Similar initiatives have been launched in other parts of the UK. The Teesside Collective in Stockton-on-Tees was created to develop a cluster of energy-intensive industries dedicated to establishing a CCS-equipped industrial zone in the Tees Valley. Instead of focusing on individual projects, the Collective’s aim is to create an area where several industrial plants could feed into a shared pipeline network transporting CO2 to offshore storage in the North Sea. This would be a way of converting a whole area to CCS technology.

A bio-CCS project is currently underway to capture CO2 from a biomass power station at Teesside and transport it for offshore storage. Mathieu Lucquiaud, senior lecturer at Edinburgh University, is part of the research team for the project. “The technology works,” he says. “The only obstacles in the way now are not related to the technology. It is a matter of insurance and business models.”

In other words, it all comes down to money – but business owners need to be reassured that implementing CCS will be economically sustainable. For Lucquiaud, that should be a matter of government policy. He argues it is the state’s responsibility to make sure that businesses can switch to models that include CCS without putting them at disadvantage in the face of competition.

One way to do that, he says, would be for the government to set up organisations to transport and store CO2, which businesses would pay a fee towards. This would mean that the most significant part of the new infrastructure required by CCS would be taken on by the government, making the technology more eye-catching for investors.

Lucquiaud’s view is shared by Chalmers – “a government-owned transport and storage service for all,” she calls it – yet no such organisation exists todat. Not even in North America, where CCS technology has already been deployed on a slightly bigger scale: 12 power plants are currently operating with carbon capture across Canada and the US.

It seems, for now at least, that CCS is experiencing growing pains. It’s ready to be implemented, but not yet proven enough to have gained industry confidence and investment. This is why the Climate Institute, in its 2014 report, recommended that CCS and bioenergy technologies be demonstrated “urgently”.

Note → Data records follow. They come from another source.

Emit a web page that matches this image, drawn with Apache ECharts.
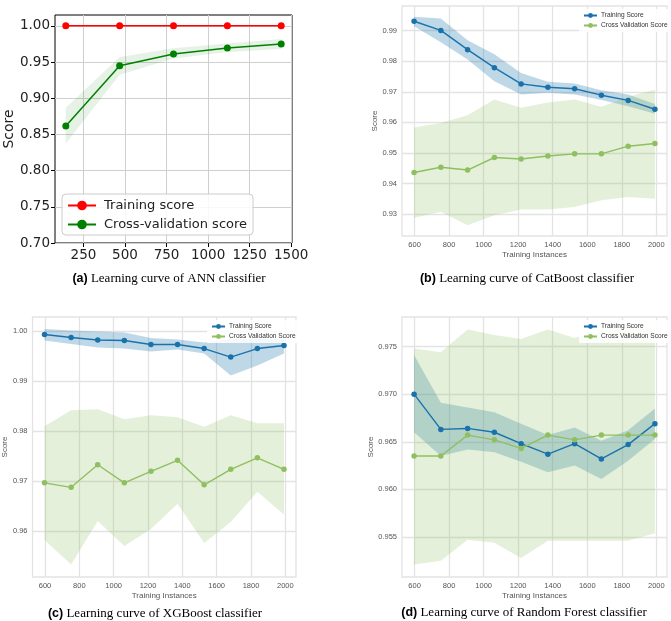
<!DOCTYPE html>
<html>
<head>
<meta charset="utf-8">
<script src="https://cdn.jsdelivr.net/npm/echarts@6/dist/echarts.min.js"></script>
<style>
  html, body { margin: 0; padding: 0; background: #fff; }
  #chart { width: 671px; height: 621px; }
</style>
</head>
<body>
<div id="chart"></div>
<script>
// (a) ANN
var annSizes = [144, 468, 792, 1116, 1440];
var annTrain = [1, 1, 1, 1, 1];
var annCv = [0.8615, 0.945, 0.961, 0.9695, 0.9748];
var annCvLo = [0.8376, 0.9326, 0.955, 0.9638, 0.968];
var annCvHi = [0.8867, 0.957, 0.969, 0.9757, 0.9817];
var annXTicks = [250, 500, 750, 1000, 1250, 1500];
var annYTicks = [0.70, 0.75, 0.80, 0.85, 0.90, 0.95, 1.00];

// (b)(c)(d) share the training sizes
var sizes = [597, 752, 907, 1062, 1217, 1372, 1527, 1682, 1837, 1992];
var sizeTicks = [600, 800, 1000, 1200, 1400, 1600, 1800, 2000];

// (b) CatBoost
var catTrain = [0.9931, 0.9901, 0.9838, 0.9779, 0.9726, 0.9715, 0.9710, 0.9689, 0.9672, 0.9643];
var catTrainHi = [0.9946, 0.9940, 0.9869, 0.9823, 0.9762, 0.9733, 0.9727, 0.9705, 0.9691, 0.9660];
var catTrainLo = [0.9915, 0.9862, 0.9806, 0.9735, 0.9691, 0.9697, 0.9691, 0.9673, 0.9653, 0.9628];
var catCv = [0.9436, 0.9453, 0.9444, 0.9485, 0.9480, 0.9490, 0.9497, 0.9497, 0.9522, 0.9531];
var catCvHi = [0.9583, 0.9598, 0.9623, 0.9675, 0.9648, 0.9665, 0.9675, 0.9651, 0.9684, 0.9707];
var catCvLo = [0.9288, 0.9307, 0.9263, 0.9296, 0.9315, 0.9315, 0.9323, 0.9345, 0.9356, 0.9350];
var catYTicks = [0.93, 0.94, 0.95, 0.96, 0.97, 0.98, 0.99];

// (c) XGBoost
var xgbTrain = [0.9993, 0.9987, 0.9982, 0.9981, 0.9973, 0.9973, 0.9965, 0.9948, 0.9965, 0.9971];
var xgbTrainHi = [1.0004, 1.0001, 0.9999, 0.9997, 0.9986, 0.9983, 0.9977, 0.9984, 0.9984, 0.9984];
var xgbTrainLo = [0.9981, 0.9974, 0.9967, 0.9965, 0.9959, 0.9963, 0.9955, 0.9911, 0.9931, 0.9955];
var xgbCv = [0.9697, 0.9688, 0.9733, 0.9697, 0.9720, 0.9742, 0.9693, 0.9724, 0.9747, 0.9724];
var xgbCvHi = [0.9810, 0.9842, 0.9844, 0.9824, 0.9832, 0.9828, 0.9809, 0.9832, 0.9816, 0.9816];
var xgbCvLo = [0.9583, 0.9534, 0.9621, 0.9571, 0.9605, 0.9655, 0.9577, 0.9619, 0.9679, 0.9634];
var xgbYTicks = [0.96, 0.97, 0.98, 0.99, 1.00];

// (d) Random Forest
var rfTrain = [0.9700, 0.9663, 0.9664, 0.9660, 0.9648, 0.9637, 0.9648, 0.9632, 0.9647, 0.9669];
var rfTrainHi = [0.9741, 0.9691, 0.9686, 0.9681, 0.9669, 0.9657, 0.9665, 0.9651, 0.9662, 0.9685];
var rfTrainLo = [0.9660, 0.9635, 0.9642, 0.9639, 0.9629, 0.9618, 0.9625, 0.9611, 0.9630, 0.9653];
var rfCv = [0.9635, 0.9635, 0.9657, 0.9652, 0.9643, 0.9657, 0.9652, 0.9657, 0.9657, 0.9657];
var rfCvHi = [0.9748, 0.9744, 0.9768, 0.9762, 0.9758, 0.9768, 0.9759, 0.9767, 0.9769, 0.9769];
var rfCvLo = [0.9521, 0.9525, 0.9547, 0.9544, 0.9528, 0.9546, 0.9546, 0.9546, 0.9546, 0.9554];
var rfYTicks = [0.955, 0.960, 0.965, 0.970, 0.975];

var BLUE = '#1a72ab', GREEN = '#8fbf60';
var BLUE_BAND = 'rgba(26,114,171,0.28)', GREEN_BAND = 'rgba(143,191,96,0.24)';
var NARROW = 'Liberation Sans Narrow, Liberation Sans, sans-serif';

function zip(xs, ys) {
  return xs.map(function (x, i) { return [x, ys[i]]; });
}

function plain(v) { return String(v); }

// filled band between lo and hi, drawn as one polygon through the axes
function band(xs, lo, hi, color, idx) {
  return {
    type: 'custom', xAxisIndex: idx, yAxisIndex: idx, silent: true, z: 1,
    data: xs.map(function (x, i) { return [x, lo[i], hi[i]]; }),
    encode: { x: 0, y: [1, 2] },
    renderItem: function (params, api) {
      if (params.dataIndex !== 0) return;
      var pts = [];
      for (var i = 0; i < xs.length; i++) pts.push(api.coord([xs[i], hi[i]]));
      for (var j = xs.length - 1; j >= 0; j--) pts.push(api.coord([xs[j], lo[j]]));
      return { type: 'polygon', shape: { points: pts }, style: { fill: color } };
    }
  };
}

function line(name, xs, ys, color, idx, size, width) {
  return {
    name: name, type: 'line', xAxisIndex: idx, yAxisIndex: idx, z: 3,
    data: zip(xs, ys), symbol: 'circle', symbolSize: size, showSymbol: true,
    lineStyle: { color: color, width: width }, itemStyle: { color: color },
    emphasis: { disabled: true }
  };
}

function ybAxisX(idx) {
  return {
    type: 'value', gridIndex: idx, min: 527, max: 2062,
    name: 'Training Instances', nameLocation: 'middle', nameGap: 15,
    nameTextStyle: { fontFamily: NARROW, fontSize: 8, color: '#555' },
    axisLine: { show: false }, axisTick: { show: false, customValues: sizeTicks },
    axisLabel: { customValues: sizeTicks, fontFamily: NARROW, fontSize: 7.5, color: '#555', margin: 5, formatter: plain },
    splitLine: { show: true, lineStyle: { color: '#e3e3e3', width: 1.3 } }
  };
}

function ybAxisY(idx, min, max, ticks, digits) {
  return {
    type: 'value', gridIndex: idx, min: min, max: max,
    name: 'Score', nameLocation: 'middle', nameGap: 19, nameRotate: 90,
    nameTextStyle: { fontFamily: NARROW, fontSize: 8, color: '#555' },
    axisLine: { show: false }, axisTick: { show: false, customValues: ticks },
    axisLabel: {
      customValues: ticks, fontFamily: NARROW, fontSize: 7.5, color: '#555', margin: 5,
      formatter: function (v) { return v.toFixed(digits); }
    },
    splitLine: { show: true, lineStyle: { color: '#e3e3e3', width: 1.3 } }
  };
}

function ybLegend(left, top) {
  return {
    data: ['Training Score', 'Cross Validation Score'], orient: 'vertical',
    left: left, top: top, itemWidth: 13, itemHeight: 6, itemGap: 3, padding: [3, 3, 3, 4],
    backgroundColor: 'rgba(255,255,255,0.85)', selectedMode: false,
    textStyle: { fontFamily: NARROW, fontSize: 6.6, color: '#333', padding: [0, 0, 0, -1] }
  };
}

function caption(tag, rest, cx, top) {
  return {
    text: '{b|' + tag + '} ' + rest, left: cx, top: top, textAlign: 'center',
    textStyle: {
      fontFamily: 'Liberation Serif', fontSize: 13, fontWeight: 'normal', color: '#000',
      rich: { b: { fontFamily: 'Liberation Sans', fontWeight: 'bold', fontSize: 12.5, color: '#000' } }
    }
  };
}

var chart = echarts.init(document.getElementById('chart'), null, { renderer: 'canvas' });

var option = {
  animation: false,
  backgroundColor: '#fff',
  title: [
    caption('(a)', 'Learning curve of ANN classifier', 164, 267),
    caption('(b)', 'Learning curve of CatBoost classifier', 522, 267),
    caption('(c)', 'Learning curve of XGBoost classifier', 150, 602),
    caption('(d)', 'Learning curve of Random Forest classifier', 519, 601)
  ],
  grid: [
    { left: 55, top: 15, width: 237, height: 228, show: true, borderColor: '#000', borderWidth: 1, backgroundColor: '#fff' },
    { left: 402, top: 6, width: 265, height: 230, show: true, borderColor: '#e3e3e3', borderWidth: 1.3 },
    { left: 30, top: 317, width: 266, height: 260, show: true, borderColor: '#e3e3e3', borderWidth: 1.3 },
    { left: 402, top: 317, width: 265, height: 260, show: true, borderColor: '#e3e3e3', borderWidth: 1.3 }
  ],
  xAxis: [
    {
      type: 'value', gridIndex: 0, min: 79, max: 1505,
      axisLine: { show: false },
      axisTick: { show: true, customValues: annXTicks, length: 4, lineStyle: { color: '#000' } },
      axisLabel: { customValues: annXTicks, fontFamily: 'DejaVu Sans', fontSize: 13.5, color: '#222', margin: 5, formatter: plain },
      splitLine: { show: true, lineStyle: { color: '#cfcfcf', width: 1 } }
    },
    ybAxisX(1), ybAxisX(2), ybAxisX(3)
  ],
  yAxis: [
    {
      type: 'value', gridIndex: 0, min: 0.70, max: 1.015,
      name: 'Score', nameLocation: 'middle', nameGap: 34, nameRotate: 90,
      nameTextStyle: { fontFamily: 'DejaVu Sans', fontSize: 14, color: '#222' },
      axisLine: { show: false },
      axisTick: { show: true, customValues: annYTicks, length: 4, lineStyle: { color: '#000' } },
      axisLabel: {
        customValues: annYTicks, fontFamily: 'DejaVu Sans', fontSize: 13.5, color: '#222', margin: 5,
        formatter: function (v) { return v.toFixed(2); }
      },
      splitLine: { show: true, lineStyle: { color: '#cfcfcf', width: 1 } }
    },
    ybAxisY(1, 0.9228, 0.9981, catYTicks, 2),
    ybAxisY(2, 0.9509, 1.0028, xgbYTicks, 2),
    ybAxisY(3, 0.9508, 0.9781, rfYTicks, 3)
  ],
  legend: [
    {
      data: ['Training score', 'Cross-validation score'], orient: 'vertical',
      left: 62, top: 194, itemWidth: 28, itemHeight: 12, itemGap: 6, padding: [5, 6, 4, 5],
      borderColor: '#cccccc', borderWidth: 1, borderRadius: 4,
      backgroundColor: 'rgba(255,255,255,0.85)', selectedMode: false,
      textStyle: { fontFamily: 'DejaVu Sans', fontSize: 13, color: '#222', padding: [0, 0, 0, 3] }
    },
    ybLegend(579, 9),
    ybLegend(207, 320),
    ybLegend(579, 320)
  ],
  series: [
    band(annSizes, annCvLo, annCvHi, 'rgba(0,128,0,0.1)', 0),
    line('Training score', annSizes, annTrain, '#ff0000', 0, 7, 1.5),
    line('Cross-validation score', annSizes, annCv, '#008000', 0, 7, 1.5),

    band(sizes, catTrainLo, catTrainHi, BLUE_BAND, 1),
    band(sizes, catCvLo, catCvHi, GREEN_BAND, 1),
    line('Training Score', sizes, catTrain, BLUE, 1, 5.5, 1.4),
    line('Cross Validation Score', sizes, catCv, GREEN, 1, 5.5, 1.4),

    band(sizes, xgbTrainLo, xgbTrainHi, BLUE_BAND, 2),
    band(sizes, xgbCvLo, xgbCvHi, GREEN_BAND, 2),
    line('Training Score', sizes, xgbTrain, BLUE, 2, 5.5, 1.4),
    line('Cross Validation Score', sizes, xgbCv, GREEN, 2, 5.5, 1.4),

    band(sizes, rfTrainLo, rfTrainHi, BLUE_BAND, 3),
    band(sizes, rfCvLo, rfCvHi, GREEN_BAND, 3),
    line('Training Score', sizes, rfTrain, BLUE, 3, 5.5, 1.4),
    line('Cross Validation Score', sizes, rfCv, GREEN, 3, 5.5, 1.4)
  ]
};

chart.setOption(option);
</script>
</body>
</html>
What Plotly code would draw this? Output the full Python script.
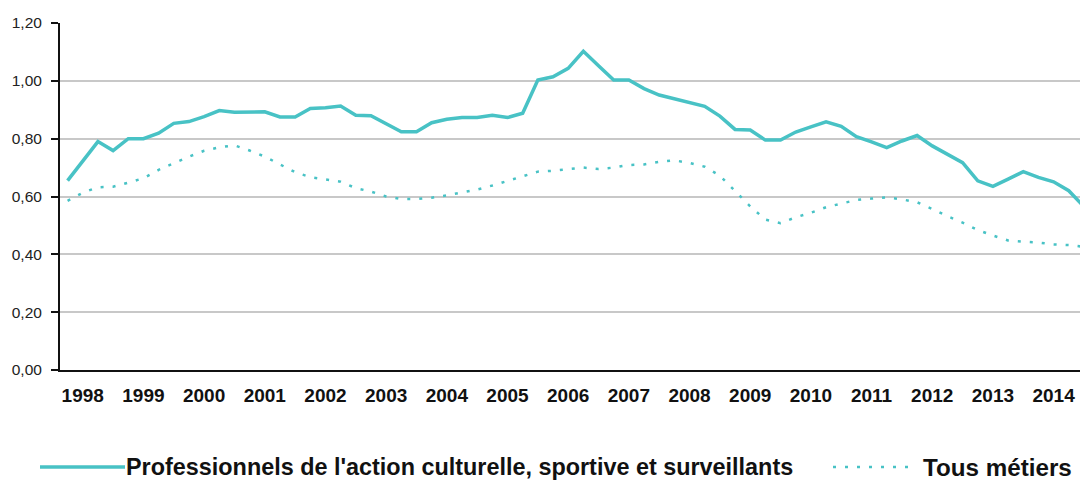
import plotly.graph_objects as go

years = [str(y) for y in range(1998, 2015)]
quarters_per_year = 4

# Quarterly values, 1998 Q1 .. 2014 Q4
pro_culture = [
    0.655, 0.724, 0.790, 0.759, 0.800, 0.800, 0.819, 0.853, 0.859, 0.876, 0.897, 0.891,
    0.893, 0.893, 0.875, 0.875, 0.904, 0.907, 0.913, 0.881, 0.879, 0.850, 0.824, 0.824,
    0.855, 0.867, 0.873, 0.873, 0.881, 0.873, 0.888, 1.003, 1.014, 1.043, 1.102, 1.052,
    1.003, 1.003, 0.973, 0.951, 0.938, 0.923, 0.912, 0.878, 0.832, 0.830, 0.795, 0.795,
    0.823, 0.841, 0.858, 0.843, 0.807, 0.789, 0.769, 0.792, 0.811, 0.775, 0.746, 0.717,
    0.654, 0.635, 0.660, 0.686, 0.666, 0.651, 0.620, 0.565,
]
tous_metiers = [
    0.585, 0.613, 0.632, 0.634, 0.648, 0.663, 0.692, 0.716, 0.738, 0.758, 0.770, 0.777,
    0.759, 0.738, 0.711, 0.684, 0.667, 0.660, 0.651, 0.629, 0.617, 0.600, 0.591, 0.591,
    0.596, 0.604, 0.614, 0.624, 0.638, 0.654, 0.672, 0.686, 0.689, 0.695, 0.700, 0.695,
    0.700, 0.709, 0.711, 0.720, 0.725, 0.716, 0.703, 0.672, 0.620, 0.566, 0.520, 0.508,
    0.528, 0.544, 0.563, 0.575, 0.588, 0.593, 0.597, 0.590, 0.580, 0.557, 0.532, 0.510,
    0.484, 0.465, 0.448, 0.444, 0.441, 0.434, 0.432, 0.426,
]
y_ticks = [0.0, 0.2, 0.4, 0.6, 0.8, 1.0, 1.2]
legend_labels = ["Professionnels de l'action culturelle, sportive et surveillants", "Tous métiers"]

COLOR = "#48C2C5"
FONT = "Liberation Sans, Arial, sans-serif"
idx = list(range(len(pro_culture)))
tick_pos = [k * quarters_per_year + 1 for k in range(len(years))]

fig = go.Figure()
fig.add_trace(go.Scatter(x=idx, y=tous_metiers, mode="lines", name=legend_labels[1],
                         line=dict(color=COLOR, width=2.5, dash="3px,9px"), showlegend=False))
fig.add_trace(go.Scatter(x=idx, y=pro_culture, mode="lines", name=legend_labels[0],
                         line=dict(color=COLOR, width=3.5), showlegend=False))

W, H = 1080, 480
L, R, T, B = 60, 0, 23, 110
pw, ph = W - L - R, H - T - B
def px(xp):
    return (xp - L) / pw
def py(yp):
    return (H - B - yp) / ph

fig.update_layout(
    width=W, height=H,
    margin=dict(l=L, r=R, t=T, b=B),
    paper_bgcolor="white", plot_bgcolor="white",
    separators=", ",
    showlegend=False,
    font=dict(family=FONT, color="#111"),
)
fig.update_xaxes(
    range=[-0.5, 66.74], tickvals=tick_pos, ticktext=years,
    showgrid=False, zeroline=False, automargin=False,
    showline=True, linecolor="#111", linewidth=2,
    ticks="", ticklabelstandoff=7,
    tickfont=dict(size=19, family=FONT, color="#111", weight="bold"),
)
fig.update_yaxes(
    range=[0, 1.2], tickvals=y_ticks, tickformat=".2f", automargin=False,
    showgrid=True, gridcolor="#C8C8C8", gridwidth=1.5,
    zeroline=False, showline=True, linecolor="#111", linewidth=2,
    ticks="outside", ticklen=7, tickcolor="#111", tickwidth=1.5,
    ticklabelstandoff=6,
    tickfont=dict(size=15.5, family=FONT, color="#222"),
)

ly = 467
shapes = [
    dict(type="line", xref="paper", yref="paper", x0=px(40), x1=px(125), y0=py(ly), y1=py(ly),
         line=dict(color=COLOR, width=3.5)),
    dict(type="line", xref="paper", yref="paper", x0=px(833), x1=px(916), y0=py(ly), y1=py(ly),
         line=dict(color=COLOR, width=2.5, dash="3px,9px")),
]
fig.update_layout(shapes=shapes)
fig.add_annotation(xref="paper", yref="paper", x=px(124), y=py(ly), text=legend_labels[0],
                   showarrow=False, xanchor="left", yanchor="middle",
                   font=dict(size=23.4, family=FONT, color="#111", weight="bold"))
fig.add_annotation(xref="paper", yref="paper", x=px(921), y=py(ly), text=legend_labels[1],
                   showarrow=False, xanchor="left", yanchor="middle",
                   font=dict(size=24.2, family=FONT, color="#111", weight="bold"))

fig.write_html("out.html", config={"displayModeBar": False},
               post_script="document.body.style.margin='0';document.body.style.overflow='hidden';")
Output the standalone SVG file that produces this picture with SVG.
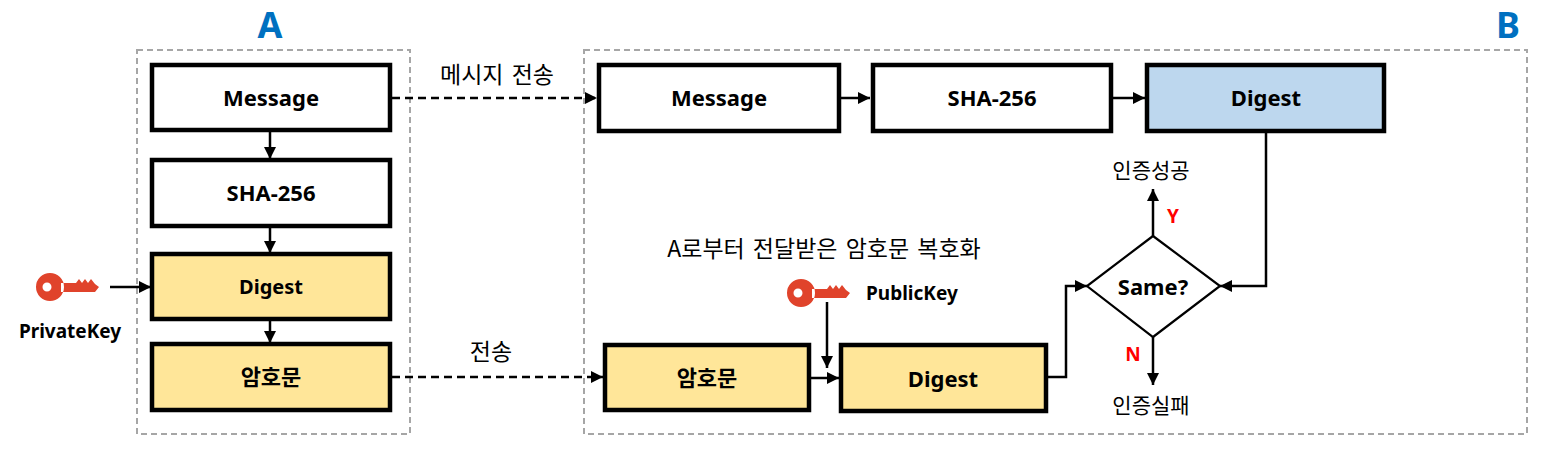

But the risks associated to CCS are not only financial; they are also environmental. Like landfill or nuclear waste, businesses aren’t keen on taking on the liability of storing CO2, even if it is buried deep in geological formations, or offshore in the North Sea. Although it’s been demonstrated in recent studies that captured carbon dioxide can be stored safely, the risk of a leak is a legitimate cause for concern.

Juan Alcalde led one of those studies at the University of Aberdeen, using computer simulations to model the storage of CO2 into the future. He found that 98 per cent of the CO2 that was captured and stored in his model could be safely retained over the next 10,000 years. “Of course, all human activity carries a degree of risk,” he says. “There is always a possibility that a CCS site may fail.”

For an example of the devastating consequences such failure could have, look to Lake Nyos in northwest Cameroon. In 1986, 1,746 people were killed by a limnic eruption – a very rare natural disaster in which dissolved carbon dioxide erupts from deep lake waters. Lucquiaud argues that responsibility for storage should again rest with the state. “Once you store CO2 in reservoirs, the liability for the CO2 staying in the reservoir should transfer from the business to the state,” he says.

Across the world, albeit at too smaller scale to make a huge different, CCS technology is slowly becoming a viable tool in the fight against climate change. As well as projects in Canada and the US, sites are also operational in Brazil, China and Saudi Arabia. Europe just needs to catch up.

“We are hopeful that there will be major policy announcements before the end of this year,” says Chalmers. “It’s a fighter, this tech. It’s still going despite all the things that have gone wrong.”